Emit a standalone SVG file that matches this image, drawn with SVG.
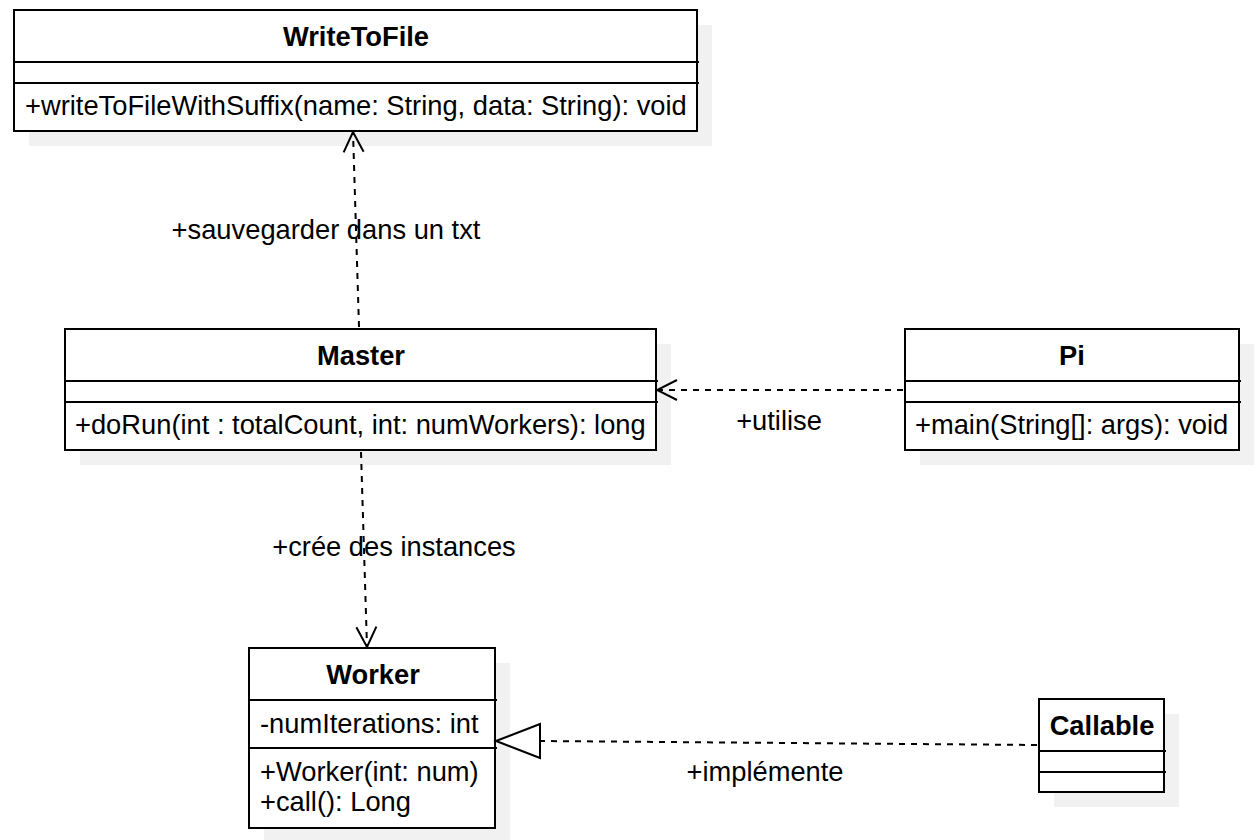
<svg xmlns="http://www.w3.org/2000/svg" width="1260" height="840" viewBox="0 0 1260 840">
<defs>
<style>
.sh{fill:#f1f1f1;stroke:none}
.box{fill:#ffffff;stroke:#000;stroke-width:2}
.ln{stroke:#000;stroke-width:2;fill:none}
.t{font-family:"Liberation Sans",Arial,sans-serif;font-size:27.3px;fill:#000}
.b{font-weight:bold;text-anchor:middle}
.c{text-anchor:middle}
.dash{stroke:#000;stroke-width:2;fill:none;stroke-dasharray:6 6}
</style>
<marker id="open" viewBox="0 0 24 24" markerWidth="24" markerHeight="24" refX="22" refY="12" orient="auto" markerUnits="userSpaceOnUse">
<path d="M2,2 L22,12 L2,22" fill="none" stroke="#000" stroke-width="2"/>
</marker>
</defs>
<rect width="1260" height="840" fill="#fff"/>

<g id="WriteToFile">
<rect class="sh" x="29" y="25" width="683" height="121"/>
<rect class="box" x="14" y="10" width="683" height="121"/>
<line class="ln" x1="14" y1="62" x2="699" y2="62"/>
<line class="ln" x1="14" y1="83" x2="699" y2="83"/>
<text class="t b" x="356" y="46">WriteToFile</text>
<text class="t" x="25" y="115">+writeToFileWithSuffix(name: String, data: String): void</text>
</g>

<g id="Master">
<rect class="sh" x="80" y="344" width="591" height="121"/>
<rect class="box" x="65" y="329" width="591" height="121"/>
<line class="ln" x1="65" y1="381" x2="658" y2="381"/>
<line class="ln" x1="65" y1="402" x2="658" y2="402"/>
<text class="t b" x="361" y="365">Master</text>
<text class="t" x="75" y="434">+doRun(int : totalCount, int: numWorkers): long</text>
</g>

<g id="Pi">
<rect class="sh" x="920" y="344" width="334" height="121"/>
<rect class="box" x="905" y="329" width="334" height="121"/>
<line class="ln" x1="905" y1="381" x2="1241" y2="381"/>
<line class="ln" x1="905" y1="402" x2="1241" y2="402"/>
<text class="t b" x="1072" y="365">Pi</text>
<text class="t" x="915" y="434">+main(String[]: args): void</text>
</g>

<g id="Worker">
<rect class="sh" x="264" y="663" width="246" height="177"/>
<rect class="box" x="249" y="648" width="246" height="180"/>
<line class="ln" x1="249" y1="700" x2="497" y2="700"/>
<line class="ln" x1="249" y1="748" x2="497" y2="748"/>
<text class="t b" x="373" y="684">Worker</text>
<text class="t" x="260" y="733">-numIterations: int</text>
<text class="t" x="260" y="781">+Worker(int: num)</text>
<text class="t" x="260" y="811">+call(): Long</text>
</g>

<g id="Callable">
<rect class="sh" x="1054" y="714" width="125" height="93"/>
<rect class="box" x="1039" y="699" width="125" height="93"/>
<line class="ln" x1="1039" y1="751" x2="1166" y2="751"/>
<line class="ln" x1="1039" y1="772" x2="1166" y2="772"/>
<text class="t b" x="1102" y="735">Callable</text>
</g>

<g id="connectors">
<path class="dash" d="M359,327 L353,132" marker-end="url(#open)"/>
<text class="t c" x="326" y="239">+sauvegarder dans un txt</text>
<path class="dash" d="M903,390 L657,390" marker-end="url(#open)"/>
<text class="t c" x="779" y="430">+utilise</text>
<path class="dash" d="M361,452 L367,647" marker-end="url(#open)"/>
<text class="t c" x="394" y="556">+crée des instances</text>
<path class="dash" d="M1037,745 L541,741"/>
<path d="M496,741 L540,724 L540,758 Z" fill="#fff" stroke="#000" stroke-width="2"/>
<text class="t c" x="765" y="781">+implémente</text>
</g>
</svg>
-- -- --
Exercise requirements: Copy every line of the data exactly as written, excluding the pictures.

Response to the task:
Emit a standalone SVG file that matches this image, drawn with SVG.
<svg xmlns="http://www.w3.org/2000/svg" width="1260" height="840" viewBox="0 0 1260 840">
<defs>
<style>
.sh{fill:#f1f1f1;stroke:none}
.box{fill:#ffffff;stroke:#000;stroke-width:2}
.ln{stroke:#000;stroke-width:2;fill:none}
.t{font-family:"Liberation Sans",Arial,sans-serif;font-size:27.3px;fill:#000}
.b{font-weight:bold;text-anchor:middle}
.c{text-anchor:middle}
.dash{stroke:#000;stroke-width:2;fill:none;stroke-dasharray:6 6}
</style>
<marker id="open" viewBox="0 0 24 24" markerWidth="24" markerHeight="24" refX="22" refY="12" orient="auto" markerUnits="userSpaceOnUse">
<path d="M2,2 L22,12 L2,22" fill="none" stroke="#000" stroke-width="2"/>
</marker>
</defs>
<rect width="1260" height="840" fill="#fff"/>

<g id="WriteToFile">
<rect class="sh" x="29" y="25" width="683" height="121"/>
<rect class="box" x="14" y="10" width="683" height="121"/>
<line class="ln" x1="14" y1="62" x2="699" y2="62"/>
<line class="ln" x1="14" y1="83" x2="699" y2="83"/>
<text class="t b" x="356" y="46">WriteToFile</text>
<text class="t" x="25" y="115">+writeToFileWithSuffix(name: String, data: String): void</text>
</g>

<g id="Master">
<rect class="sh" x="80" y="344" width="591" height="121"/>
<rect class="box" x="65" y="329" width="591" height="121"/>
<line class="ln" x1="65" y1="381" x2="658" y2="381"/>
<line class="ln" x1="65" y1="402" x2="658" y2="402"/>
<text class="t b" x="361" y="365">Master</text>
<text class="t" x="75" y="434">+doRun(int : totalCount, int: numWorkers): long</text>
</g>

<g id="Pi">
<rect class="sh" x="920" y="344" width="334" height="121"/>
<rect class="box" x="905" y="329" width="334" height="121"/>
<line class="ln" x1="905" y1="381" x2="1241" y2="381"/>
<line class="ln" x1="905" y1="402" x2="1241" y2="402"/>
<text class="t b" x="1072" y="365">Pi</text>
<text class="t" x="915" y="434">+main(String[]: args): void</text>
</g>

<g id="Worker">
<rect class="sh" x="264" y="663" width="246" height="177"/>
<rect class="box" x="249" y="648" width="246" height="180"/>
<line class="ln" x1="249" y1="700" x2="497" y2="700"/>
<line class="ln" x1="249" y1="748" x2="497" y2="748"/>
<text class="t b" x="373" y="684">Worker</text>
<text class="t" x="260" y="733">-numIterations: int</text>
<text class="t" x="260" y="781">+Worker(int: num)</text>
<text class="t" x="260" y="811">+call(): Long</text>
</g>

<g id="Callable">
<rect class="sh" x="1054" y="714" width="125" height="93"/>
<rect class="box" x="1039" y="699" width="125" height="93"/>
<line class="ln" x1="1039" y1="751" x2="1166" y2="751"/>
<line class="ln" x1="1039" y1="772" x2="1166" y2="772"/>
<text class="t b" x="1102" y="735">Callable</text>
</g>

<g id="connectors">
<path class="dash" d="M359,327 L353,132" marker-end="url(#open)"/>
<text class="t c" x="326" y="239">+sauvegarder dans un txt</text>
<path class="dash" d="M903,390 L657,390" marker-end="url(#open)"/>
<text class="t c" x="779" y="430">+utilise</text>
<path class="dash" d="M361,452 L367,647" marker-end="url(#open)"/>
<text class="t c" x="394" y="556">+crée des instances</text>
<path class="dash" d="M1037,745 L541,741"/>
<path d="M496,741 L540,724 L540,758 Z" fill="#fff" stroke="#000" stroke-width="2"/>
<text class="t c" x="765" y="781">+implémente</text>
</g>
</svg>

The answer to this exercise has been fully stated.